The latest charges against ousted president Mohamed Morsi are part of a “bid to discredit” him, said the Muslim Brotherhood on Thursday.
“Despite calls by the European Union and the African Union as well as many other countries for the release of President Morsi and his co-defendants, the military [has] chosen to further violate human rights by continuing to illegally hold these men as political prisoners,” said the group in a press statement issued from its London office.
A spokesman for the Brotherhood accused the “junta’s judges” of continuing to “fabricate risible allegations against the democratically elected president and a number of leaders of the Muslim Brotherhood.”
The Muslim Brotherhood urged governments and human rights organisations “to demand the immediate release” of Morsi and other political prisoners.
The new charges were announced by the office of the Prosecutor General on Wednesday in a statement titled “the biggest case of espionage in the history of Egypt” and alleged that Brotherhood leadership of taking part in a “plot” organised by a number of foreign parties including the Gaza-based Islamic resistance movement of Hamas, the Lebanese Shi’a militant group and political party, and foreign Islamic groups to create “violence inside Egypt to create a state of ultimate chaos.”

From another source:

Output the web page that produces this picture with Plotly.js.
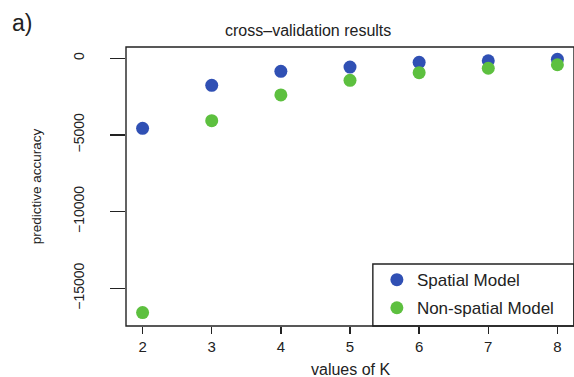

Those facing charges in the case include 37 senior Broterhood members and former Morsi aides according to the press release, including Supreme Guide of the Muslim Brotherhood Mohamed Badie, his deputy Khairat El-Shater, Mahmoud Ezzat, Chairman of the Freedom and Justice Party Saad Al-Katatny, his deputy Essam El-Erian, and former presidential advisor for foreign affairs Essam El-Haddad.
Osama, Morsi’s son, also released a statement calling the charges “null and void” saying “such allegations should be lodged against those who had ousted the president in July.”